S'allonger dans l'herbe, écouter les bruits de la nature, profiter de la beauté de la voûte céleste... Peut-être que c'est cela qui s'approche le plus de mon ressenti lors du visionnage de The Assassin. Mais il est difficile de réduire ce film à quelque chose d'aussi simple tant l’œuvre a de choses à offrir. Elle les délivre tranquillement, de manière épurée, construisant petit à petit une expérience cinématographique aussi unique que mémorable.
Le long-métrage tend vers un refus quasi total du spectaculaire. Les différents affrontements, parfois entraperçus à travers des arbres, ne durent jamais plus de quelques secondes et se terminent toujours abruptement, par la fuite ou l'abandon de l'un des opposants. Le peu que l'on peut apercevoir fait preuve de chorégraphies dynamiques et d'un montage étudié. La bande-sonore aide à sublimer ces scènes grâce à une très belle gestion du silence, rompu uniquement par le bruit des armes qui s’entrechoquent.
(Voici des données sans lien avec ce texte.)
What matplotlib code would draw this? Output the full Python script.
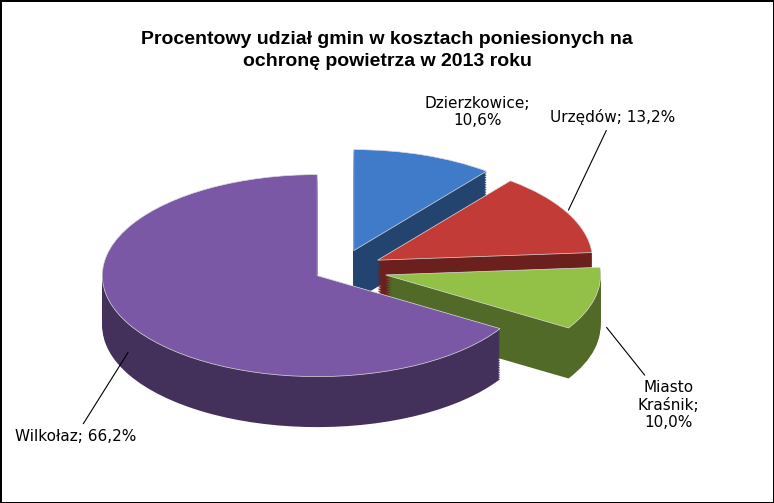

Même en dehors de ces moments d'action, le film ne s'autorise que rarement le luxe de la musique, préférant mettre en avant, en toute sobriété, le piaillement des oiseaux et le souffle du vent. Cela permet de profiter du jeu très en retenu des acteurs tout en accentuant la majesté (voire la sagesse) qui se dégage de chaque plan. Ces derniers sont souvent étirés ; ils commencent parfois un peu avant que les personnages rentrent dans le champ et se terminent après leur sortie, par des fondus au noir renforçant le sensation de flottement de l'ensemble.
Cette sensation se retrouve directement à l'écran grâce aux mouvements des tissus, celui des imposants costumes comme celui des rideaux, soulevés par une brise paresseuse venue de l’extérieur. Cela donne vie aux images extraordinairement bien composées par Hou Hsiao-Hsien, qui possèdent la même particularité que Ran : on peut arrêter le film à n'importe quel moment et tomber sur une image tout à fait époustouflante. La photographie est à la hauteur des ambitions esthétiques colossales du réalisateur. Les environnements, intérieurs comme extérieurs, sont d'une beauté qui sera difficile à égaler (et qui envoie The Revenant dans les cordes, accessoirement).
Le seul aspect qui pourrait sembler en deçà du reste est d'ordre scénaristique : la narration houleuse rend le scénario plutôt abscons (et mon incapacité à distinguer les acteurs n'a pas aidé). Pourtant, je pense que le réalisateur nous incite à nous plonger à corps perdu dans son film, avec le sentiment de sagesse et de majesté qui s'en dégage comme seule boussole. The Assassin perdra une partie du public en chemin, c'est certain, mais il n'en est pas moins une réussite totale, qui remet la notion de chef-d’œuvre en question.